• **TO DO**:
Starting at the top of the entries, restate word for word each line up to and including the one with "y_ticks = [0, -20, -40, -60, -80, -100, -120]".

[start of DATA LINES]

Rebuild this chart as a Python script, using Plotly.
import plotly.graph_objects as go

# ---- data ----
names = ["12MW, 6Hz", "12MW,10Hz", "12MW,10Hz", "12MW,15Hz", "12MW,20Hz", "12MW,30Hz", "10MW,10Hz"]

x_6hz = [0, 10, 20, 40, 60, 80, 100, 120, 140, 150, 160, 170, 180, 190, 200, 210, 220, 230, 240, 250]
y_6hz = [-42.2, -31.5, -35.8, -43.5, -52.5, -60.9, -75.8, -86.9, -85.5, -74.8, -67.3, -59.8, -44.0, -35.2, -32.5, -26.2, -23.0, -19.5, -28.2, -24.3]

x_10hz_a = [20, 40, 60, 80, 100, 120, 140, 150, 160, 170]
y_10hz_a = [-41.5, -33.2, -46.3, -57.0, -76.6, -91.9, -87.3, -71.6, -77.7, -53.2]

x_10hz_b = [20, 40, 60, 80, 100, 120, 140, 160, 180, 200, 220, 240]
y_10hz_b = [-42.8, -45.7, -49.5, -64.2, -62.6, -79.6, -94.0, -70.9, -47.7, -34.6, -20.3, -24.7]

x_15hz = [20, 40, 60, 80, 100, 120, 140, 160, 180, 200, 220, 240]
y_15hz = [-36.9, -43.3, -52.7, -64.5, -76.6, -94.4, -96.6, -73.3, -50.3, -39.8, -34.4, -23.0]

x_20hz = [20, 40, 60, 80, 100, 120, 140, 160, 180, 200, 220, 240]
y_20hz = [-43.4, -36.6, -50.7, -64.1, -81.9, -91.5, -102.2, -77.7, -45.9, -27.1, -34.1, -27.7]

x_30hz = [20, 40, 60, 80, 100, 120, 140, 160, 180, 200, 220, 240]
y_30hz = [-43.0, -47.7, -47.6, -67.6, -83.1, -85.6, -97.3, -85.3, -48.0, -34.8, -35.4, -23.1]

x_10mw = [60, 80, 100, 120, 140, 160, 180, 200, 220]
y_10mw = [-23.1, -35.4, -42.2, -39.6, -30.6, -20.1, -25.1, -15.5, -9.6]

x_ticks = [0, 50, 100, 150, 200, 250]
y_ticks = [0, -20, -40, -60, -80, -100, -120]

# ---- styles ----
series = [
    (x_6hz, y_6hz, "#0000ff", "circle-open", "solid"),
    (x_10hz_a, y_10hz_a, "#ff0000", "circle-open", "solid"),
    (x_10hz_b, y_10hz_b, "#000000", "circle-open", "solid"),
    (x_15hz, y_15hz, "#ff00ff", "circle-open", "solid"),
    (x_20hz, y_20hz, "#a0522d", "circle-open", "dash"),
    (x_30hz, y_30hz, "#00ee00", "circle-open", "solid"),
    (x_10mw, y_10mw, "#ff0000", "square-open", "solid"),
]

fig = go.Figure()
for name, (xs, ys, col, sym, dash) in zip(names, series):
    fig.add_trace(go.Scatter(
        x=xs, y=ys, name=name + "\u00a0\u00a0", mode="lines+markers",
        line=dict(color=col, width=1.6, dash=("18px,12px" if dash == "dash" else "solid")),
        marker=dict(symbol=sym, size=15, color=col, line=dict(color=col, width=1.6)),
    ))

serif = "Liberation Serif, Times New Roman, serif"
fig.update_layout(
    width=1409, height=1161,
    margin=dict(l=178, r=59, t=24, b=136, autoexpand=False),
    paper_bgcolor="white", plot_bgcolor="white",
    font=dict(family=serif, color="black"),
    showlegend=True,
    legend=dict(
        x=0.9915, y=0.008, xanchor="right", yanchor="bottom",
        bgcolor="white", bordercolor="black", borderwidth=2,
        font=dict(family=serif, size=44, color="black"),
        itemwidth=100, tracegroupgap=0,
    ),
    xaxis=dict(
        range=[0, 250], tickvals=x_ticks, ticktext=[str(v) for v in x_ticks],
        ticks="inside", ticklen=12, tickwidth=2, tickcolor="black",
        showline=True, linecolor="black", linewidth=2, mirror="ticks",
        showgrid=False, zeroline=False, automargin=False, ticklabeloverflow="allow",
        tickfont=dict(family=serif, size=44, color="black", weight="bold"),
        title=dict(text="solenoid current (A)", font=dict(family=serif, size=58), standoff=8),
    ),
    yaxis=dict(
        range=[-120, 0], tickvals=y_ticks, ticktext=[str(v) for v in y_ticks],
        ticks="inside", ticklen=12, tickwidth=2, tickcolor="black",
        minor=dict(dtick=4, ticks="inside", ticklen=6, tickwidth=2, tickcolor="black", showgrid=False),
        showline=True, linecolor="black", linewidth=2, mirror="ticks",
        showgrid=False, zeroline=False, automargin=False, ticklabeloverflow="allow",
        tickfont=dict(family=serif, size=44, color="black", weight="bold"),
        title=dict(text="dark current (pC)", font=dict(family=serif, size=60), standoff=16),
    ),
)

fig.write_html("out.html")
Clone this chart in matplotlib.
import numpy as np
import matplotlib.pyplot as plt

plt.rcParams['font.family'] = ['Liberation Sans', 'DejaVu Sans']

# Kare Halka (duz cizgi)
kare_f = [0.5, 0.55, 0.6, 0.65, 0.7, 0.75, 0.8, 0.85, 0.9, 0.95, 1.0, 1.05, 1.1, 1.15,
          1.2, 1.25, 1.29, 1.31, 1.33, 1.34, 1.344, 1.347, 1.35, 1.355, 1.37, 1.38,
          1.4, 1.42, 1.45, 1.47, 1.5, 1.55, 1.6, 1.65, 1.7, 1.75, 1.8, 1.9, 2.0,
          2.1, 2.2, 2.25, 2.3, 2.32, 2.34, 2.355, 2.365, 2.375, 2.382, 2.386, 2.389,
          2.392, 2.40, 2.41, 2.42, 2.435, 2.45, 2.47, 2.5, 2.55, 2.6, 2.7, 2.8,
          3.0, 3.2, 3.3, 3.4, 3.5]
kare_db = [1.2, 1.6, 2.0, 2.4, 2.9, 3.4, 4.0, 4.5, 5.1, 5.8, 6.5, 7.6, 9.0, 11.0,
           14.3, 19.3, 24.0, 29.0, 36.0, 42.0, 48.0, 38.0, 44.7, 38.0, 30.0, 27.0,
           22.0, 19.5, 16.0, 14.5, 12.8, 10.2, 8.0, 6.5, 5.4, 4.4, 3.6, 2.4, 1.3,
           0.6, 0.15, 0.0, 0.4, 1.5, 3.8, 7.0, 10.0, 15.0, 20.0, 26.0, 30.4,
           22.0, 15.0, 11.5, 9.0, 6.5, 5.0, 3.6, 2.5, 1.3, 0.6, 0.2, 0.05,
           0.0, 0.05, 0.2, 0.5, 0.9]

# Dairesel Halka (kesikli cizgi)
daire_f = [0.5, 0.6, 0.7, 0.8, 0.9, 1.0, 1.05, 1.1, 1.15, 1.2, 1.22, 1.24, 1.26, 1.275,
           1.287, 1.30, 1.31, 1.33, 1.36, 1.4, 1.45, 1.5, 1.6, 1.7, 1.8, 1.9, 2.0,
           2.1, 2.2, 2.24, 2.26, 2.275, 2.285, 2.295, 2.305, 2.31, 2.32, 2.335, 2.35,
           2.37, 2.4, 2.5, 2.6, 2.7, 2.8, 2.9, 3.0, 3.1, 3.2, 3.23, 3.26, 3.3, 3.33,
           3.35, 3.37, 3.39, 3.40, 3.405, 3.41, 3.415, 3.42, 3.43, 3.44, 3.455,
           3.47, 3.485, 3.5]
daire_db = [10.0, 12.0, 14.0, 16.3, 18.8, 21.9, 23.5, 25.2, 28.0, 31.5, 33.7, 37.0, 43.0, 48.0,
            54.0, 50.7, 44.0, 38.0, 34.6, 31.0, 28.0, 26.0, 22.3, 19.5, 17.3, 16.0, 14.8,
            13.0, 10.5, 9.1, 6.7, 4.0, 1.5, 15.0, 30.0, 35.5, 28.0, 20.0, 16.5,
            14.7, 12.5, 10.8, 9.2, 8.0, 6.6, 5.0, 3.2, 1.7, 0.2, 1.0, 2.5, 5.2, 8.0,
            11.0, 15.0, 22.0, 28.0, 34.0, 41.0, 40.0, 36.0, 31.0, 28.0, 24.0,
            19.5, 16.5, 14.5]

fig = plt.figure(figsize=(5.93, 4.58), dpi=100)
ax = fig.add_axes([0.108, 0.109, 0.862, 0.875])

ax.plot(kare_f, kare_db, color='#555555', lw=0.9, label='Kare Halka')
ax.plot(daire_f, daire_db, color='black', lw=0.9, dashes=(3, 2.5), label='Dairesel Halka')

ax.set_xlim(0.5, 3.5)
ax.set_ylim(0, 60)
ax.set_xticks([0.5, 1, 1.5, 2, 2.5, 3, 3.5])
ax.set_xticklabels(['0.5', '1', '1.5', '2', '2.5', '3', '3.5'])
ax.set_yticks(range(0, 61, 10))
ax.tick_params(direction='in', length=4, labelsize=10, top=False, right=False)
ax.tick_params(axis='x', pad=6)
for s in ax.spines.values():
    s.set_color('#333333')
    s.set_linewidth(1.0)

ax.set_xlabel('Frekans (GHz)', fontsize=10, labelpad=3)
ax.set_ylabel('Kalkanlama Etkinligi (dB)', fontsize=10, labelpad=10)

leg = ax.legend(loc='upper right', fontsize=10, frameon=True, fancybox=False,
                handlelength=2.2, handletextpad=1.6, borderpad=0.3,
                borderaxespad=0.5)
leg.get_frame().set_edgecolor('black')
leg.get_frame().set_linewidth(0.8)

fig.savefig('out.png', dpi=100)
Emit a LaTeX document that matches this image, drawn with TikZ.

[end of DATA LINES]

• **CORRECT ANSWER**:
Rebuild this chart as a Python script, using Plotly.
import plotly.graph_objects as go

# ---- data ----
names = ["12MW, 6Hz", "12MW,10Hz", "12MW,10Hz", "12MW,15Hz", "12MW,20Hz", "12MW,30Hz", "10MW,10Hz"]

x_6hz = [0, 10, 20, 40, 60, 80, 100, 120, 140, 150, 160, 170, 180, 190, 200, 210, 220, 230, 240, 250]
y_6hz = [-42.2, -31.5, -35.8, -43.5, -52.5, -60.9, -75.8, -86.9, -85.5, -74.8, -67.3, -59.8, -44.0, -35.2, -32.5, -26.2, -23.0, -19.5, -28.2, -24.3]

x_10hz_a = [20, 40, 60, 80, 100, 120, 140, 150, 160, 170]
y_10hz_a = [-41.5, -33.2, -46.3, -57.0, -76.6, -91.9, -87.3, -71.6, -77.7, -53.2]

x_10hz_b = [20, 40, 60, 80, 100, 120, 140, 160, 180, 200, 220, 240]
y_10hz_b = [-42.8, -45.7, -49.5, -64.2, -62.6, -79.6, -94.0, -70.9, -47.7, -34.6, -20.3, -24.7]

x_15hz = [20, 40, 60, 80, 100, 120, 140, 160, 180, 200, 220, 240]
y_15hz = [-36.9, -43.3, -52.7, -64.5, -76.6, -94.4, -96.6, -73.3, -50.3, -39.8, -34.4, -23.0]

x_20hz = [20, 40, 60, 80, 100, 120, 140, 160, 180, 200, 220, 240]
y_20hz = [-43.4, -36.6, -50.7, -64.1, -81.9, -91.5, -102.2, -77.7, -45.9, -27.1, -34.1, -27.7]

x_30hz = [20, 40, 60, 80, 100, 120, 140, 160, 180, 200, 220, 240]
y_30hz = [-43.0, -47.7, -47.6, -67.6, -83.1, -85.6, -97.3, -85.3, -48.0, -34.8, -35.4, -23.1]

x_10mw = [60, 80, 100, 120, 140, 160, 180, 200, 220]
y_10mw = [-23.1, -35.4, -42.2, -39.6, -30.6, -20.1, -25.1, -15.5, -9.6]

x_ticks = [0, 50, 100, 150, 200, 250]
y_ticks = [0, -20, -40, -60, -80, -100, -120]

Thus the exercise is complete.